Task prompt. Working from the top of the listing below, retype each line through the line containing "120, 140, 160];", both included, with no pictures.

Dataset section.
— START —
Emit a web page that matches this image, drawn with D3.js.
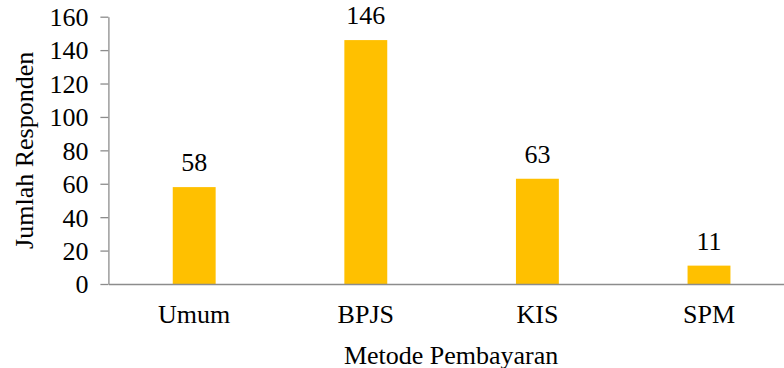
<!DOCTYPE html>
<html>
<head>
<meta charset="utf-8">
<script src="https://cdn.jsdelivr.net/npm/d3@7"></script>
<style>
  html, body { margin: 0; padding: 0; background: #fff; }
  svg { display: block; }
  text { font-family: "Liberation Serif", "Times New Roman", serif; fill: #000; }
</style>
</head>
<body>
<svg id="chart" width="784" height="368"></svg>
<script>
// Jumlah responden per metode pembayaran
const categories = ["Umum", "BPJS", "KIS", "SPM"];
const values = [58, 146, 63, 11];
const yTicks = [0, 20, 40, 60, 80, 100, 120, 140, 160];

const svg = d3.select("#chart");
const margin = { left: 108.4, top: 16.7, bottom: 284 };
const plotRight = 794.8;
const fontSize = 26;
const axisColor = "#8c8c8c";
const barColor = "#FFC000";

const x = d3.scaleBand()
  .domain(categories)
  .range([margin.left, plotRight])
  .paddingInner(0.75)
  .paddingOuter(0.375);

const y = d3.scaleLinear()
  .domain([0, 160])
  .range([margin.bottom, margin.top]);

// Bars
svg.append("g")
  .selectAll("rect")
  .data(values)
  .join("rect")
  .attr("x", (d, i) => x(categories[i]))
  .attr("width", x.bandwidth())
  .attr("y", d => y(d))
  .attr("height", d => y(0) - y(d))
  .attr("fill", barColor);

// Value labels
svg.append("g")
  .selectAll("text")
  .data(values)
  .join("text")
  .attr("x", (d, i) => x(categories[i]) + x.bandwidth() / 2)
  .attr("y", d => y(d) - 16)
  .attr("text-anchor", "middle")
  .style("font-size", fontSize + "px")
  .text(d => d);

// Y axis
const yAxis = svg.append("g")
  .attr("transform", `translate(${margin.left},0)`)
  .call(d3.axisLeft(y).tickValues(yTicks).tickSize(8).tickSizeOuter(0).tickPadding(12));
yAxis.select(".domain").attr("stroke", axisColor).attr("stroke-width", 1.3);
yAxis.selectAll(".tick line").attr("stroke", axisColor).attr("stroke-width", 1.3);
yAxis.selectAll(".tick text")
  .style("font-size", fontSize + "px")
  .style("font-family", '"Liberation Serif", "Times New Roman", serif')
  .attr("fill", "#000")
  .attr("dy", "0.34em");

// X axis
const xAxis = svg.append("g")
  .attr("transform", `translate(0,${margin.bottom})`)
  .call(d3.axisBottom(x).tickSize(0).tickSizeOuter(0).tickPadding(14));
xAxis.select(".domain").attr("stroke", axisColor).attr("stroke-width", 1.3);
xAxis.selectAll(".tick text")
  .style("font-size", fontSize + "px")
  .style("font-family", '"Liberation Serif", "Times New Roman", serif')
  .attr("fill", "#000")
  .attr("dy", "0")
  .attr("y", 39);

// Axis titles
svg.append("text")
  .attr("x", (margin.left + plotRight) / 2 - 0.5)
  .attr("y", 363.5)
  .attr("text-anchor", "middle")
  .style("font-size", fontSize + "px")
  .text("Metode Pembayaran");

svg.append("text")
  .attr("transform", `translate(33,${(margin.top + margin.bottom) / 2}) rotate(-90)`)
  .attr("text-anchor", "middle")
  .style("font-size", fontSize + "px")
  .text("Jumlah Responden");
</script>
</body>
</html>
— END —
Solution.
Emit a web page that matches this image, drawn with D3.js.
<!DOCTYPE html>
<html>
<head>
<meta charset="utf-8">
<script src="https://cdn.jsdelivr.net/npm/d3@7"></script>
<style>
  html, body { margin: 0; padding: 0; background: #fff; }
  svg { display: block; }
  text { font-family: "Liberation Serif", "Times New Roman", serif; fill: #000; }
</style>
</head>
<body>
<svg id="chart" width="784" height="368"></svg>
<script>
// Jumlah responden per metode pembayaran
const categories = ["Umum", "BPJS", "KIS", "SPM"];
const values = [58, 146, 63, 11];
const yTicks = [0, 20, 40, 60, 80, 100, 120, 140, 160];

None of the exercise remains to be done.